Original author: Eric, Foresight News
In June 2026, what seemed like a good show of bottoming out and rebounding for Circle just began and then came to an abrupt halt. As of June 25 US local time, the circulating supply of USDC has dropped to 73.6 billion, down about 7 billion from its peak, while Circle's stock price has also been nearly halved to around $63.

On the surface, 7 billion is less than 10% of 800 billion. For comparison, the circulating supply of USDT next door once reached a peak of around 191 billion, and now remains around 186.3 billion, having decreased by only 4.7 billion, a reduction proportion of less than 3%.
While there is no evidence directly linking the decline in USDC's circulating supply to the drop in Circle's stock price, their synchronized movement, along with the coincidental timing of security incidents in the DeFi space and Circle's stock price decline, inadvertently supports the view expressed by Compass Point analyst Ed Engel as early as January this year:
Circle is a barometer for DeFi activity.
Engel believed at the time that Circle trades similarly to cyclical stocks. From October 2025 to January 2026, the correlation coefficient between the USDC circulating supply curve and ETH's price trend reached 0.66. The core reason is this: 75% of USDC circulates in scenarios like cryptocurrency exchanges and DeFi protocols, while the amount of USDC actually used for daily consumption and cross-border payments is far lower than imagined.

Looking at the Etherscan USDC holding address rankings, a large number of contract addresses appear on the first page. These USDC reside in protocols or addresses such as DeFi, exchange multi-signature wallets, and cross-chain bridges. Furthermore, the top 100 USDC holding addresses on Ethereum account for over 50% of the USDC supply, with just 0.32% of the addresses holding 93.55% of the total supply. A vast amount of USDC is placed in protocols to earn yields higher than bank deposits.

This level of concentration is not what a "digital dollar" intended for daily circulation should have. You might counter by pointing to USDT's even higher concentration on Ethereum, but it's very common for the Web3 industry to use USDT for salary payments, the foreign trade sector to use USDT for settlements, gray/black markets to use USDT to evade regulation, and third-world countries to use USDT to protect savings. These are practical use cases.
Although perhaps not as "glorious" as USDC, these scenarios also form the foundation of USDT. This has simultaneously led to USDT, which should theoretically be the most used stablecoin for crypto trading pairs, outperforming the more compliant USDC in terms of shrinkage during such a weak market. The news today that the local price of USDT in India is already at an 8% premium to its normal price also corroborates this view.

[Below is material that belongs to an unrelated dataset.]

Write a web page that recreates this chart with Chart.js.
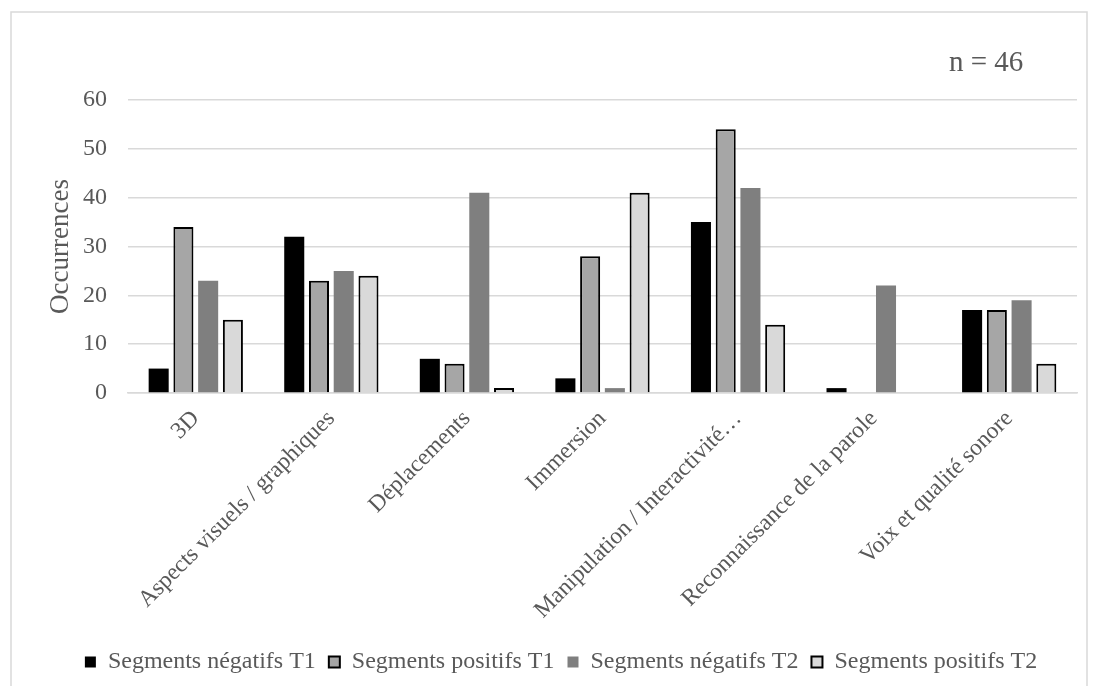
<!DOCTYPE html>
<html>
<head>
<meta charset="utf-8">
<script src="https://cdn.jsdelivr.net/npm/chart.js@4"></script>
<style>
  html, body { margin: 0; padding: 0; background: #fff; }
  #wrap { position: relative; width: 1097px; height: 686px; }
</style>
</head>
<body>
<div id="wrap"><canvas id="chart" width="1097" height="686"></canvas></div>
<script>
// categories and series
const categories = [
  "3D",
  "Aspects visuels / graphiques",
  "Déplacements",
  "Immersion",
  "Manipulation / Interactivité…",
  "Reconnaissance de la parole",
  "Voix et qualité sonore",
];
const negT1 = [5, 32, 7, 3, 35, 1, 17];
const posT1 = [34, 23, 6, 28, 54, 0, 17];
const negT2 = [23, 25, 41, 1, 42, 22, 19];
const posT2 = [15, 24, 1, 41, 14, 0, 6];
const yTicks = [0, 10, 20, 30, 40, 50, 60];

const FONT = "'Liberation Serif', 'Times New Roman', serif";
const TXT = "#595959";

// frame + "n = 46" note
const extras = {
  id: "extras",
  beforeDraw(chart) {
    const c = chart.ctx;
    c.save();
    c.strokeStyle = "#d9d9d9";
    c.lineWidth = 1.5;
    c.strokeRect(11, 12, 1076, 720);
    c.restore();
  },
  afterDraw(chart) {
    const c = chart.ctx;
    c.save();
    c.font = "29px " + FONT;
    c.fillStyle = TXT;
    c.textAlign = "left";
    c.textBaseline = "middle";
    c.fillText("n = 46", 949, 63);
    c.restore();
  },
};

const mk = (label, data, bg, border, bw) => ({
  label, data,
  backgroundColor: bg,
  borderColor: border,
  borderWidth: bw,
  borderSkipped: "bottom",
  barPercentage: 0.81,
  categoryPercentage: 0.73,
});

new Chart(document.getElementById("chart"), {
  type: "bar",
  data: {
    labels: categories,
    datasets: [
      mk("Segments négatifs T1", negT1, "#000000", "#000000", 0),
      mk("Segments positifs T1", posT1, "#a6a6a6", "#000000", 2),
      mk("Segments négatifs T2", negT2, "#7f7f7f", "#7f7f7f", 0),
      mk("Segments positifs T2", posT2, "#d9d9d9", "#000000", 2),
    ],
  },
  options: {
    responsive: false,
    animation: false,
    layout: { padding: { top: 100, left: 45, right: 20, bottom: 2 } },
    plugins: {
      tooltip: { enabled: false },
      legend: {
        position: "bottom",
        labels: {
          font: { family: FONT, size: 24 },
          color: TXT,
          boxWidth: 11,
          boxHeight: 11,
          padding: 13,
        },
      },
    },
    scales: {
      y: {
        min: 0,
        max: 60,
        afterBuildTicks: (axis) => { axis.ticks = yTicks.map((v) => ({ value: v })); },
        afterFit: (s) => { s.width = 83; },
        ticks: { font: { family: FONT, size: 24 }, color: TXT, padding: 21 },
        grid: { color: "#d9d9d9", lineWidth: 1.5, drawTicks: false },
        border: { display: false },
        title: {
          display: true,
          text: "Occurrences",
          font: { family: FONT, size: 27 },
          color: TXT,
          padding: { top: 0, bottom: 6 },
        },
      },
      x: {
        afterFit: (s) => { s.height = 244; },
        ticks: {
          font: { family: FONT, size: 23.5 },
          color: TXT,
          maxRotation: 45,
          minRotation: 45,
          autoSkip: false,
          padding: 4,
        },
        grid: { display: false },
        border: { color: "#d9d9d9", width: 1.5 },
      },
    },
  },
  plugins: [extras],
});
</script>
</body>
</html>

The overall TVL of DeFi started declining from mid-April, coinciding with the beginning of the Kelp DAO hack incident. Circle's stock price began its decline from mid-May. Although the starting times were spaced apart, the subsequent trends are largely similar.
Just last month, Circle and Coinbase jointly pushed USDC to become the settlement stablecoin on Hyperliquid. The cost was not only having to stake 500,000 HYPE tokens each but also ceding 90% of the income generated from the reserve assets backing USDC on Hyperliquid. Behind this seemingly "win-win-win" situation on the surface lies Circle's helplessness: the DeFi space, its main battleground, has begun to shrink rapidly. The Kelp DAO incident severely damaged DeFi's credibility. Waiting for DeFi to naturally increase the volume of USDC has hit a bottleneck, forcing Circle to "fend for itself."
If you observe closely, you'll find that USDC is not only the settlement asset for Hyperliquid but also for platforms like Lighter. Outside the cryptocurrency field, Circle is also sparing no effort to promote USDC "to be used as dollars." According to Artemis data, the "organic transfer volume" of USDC (excluding wash trading, high-frequency trading, exchange wallet consolidation, etc.) in 2025 was $18.3 trillion, while USDT's was $13.2 trillion.
It's an undeniable fact that USDC is widely used in institutional and compliant payment scenarios. However, the amount of USDC needed for these scenarios is not as high as one might imagine. The flow of funds may not always be in the form of USDC; instead, USDC might serve as an "intermediate state," reducing the time and capital costs of transfers between banks or financial institutions.
In other words, to increase the supply of USDC by 10 billion might require trillions of dollars in actual capital flow in the real world, but on-chain, it could just be a few large DeFi protocols, Memecoin trading platforms, or prediction markets. No matter how fast USDC circulates or how high its usage rate is in reality, if the issuance volume of USDC doesn't increase, neither will revenue nor profits.
Of course, none of this is enough to "pronounce a death sentence" on Circle. If in the future Circle can break free from its reliance on DeFi, or demonstrate that real-world usage significantly drives the growth of USDC issuance, then the investment logic for Circle might be rewritten. But in the short term, attention likely still needs to focus on whether DeFi can break the shackles of "asymmetric returns and risks" and give the market more confidence.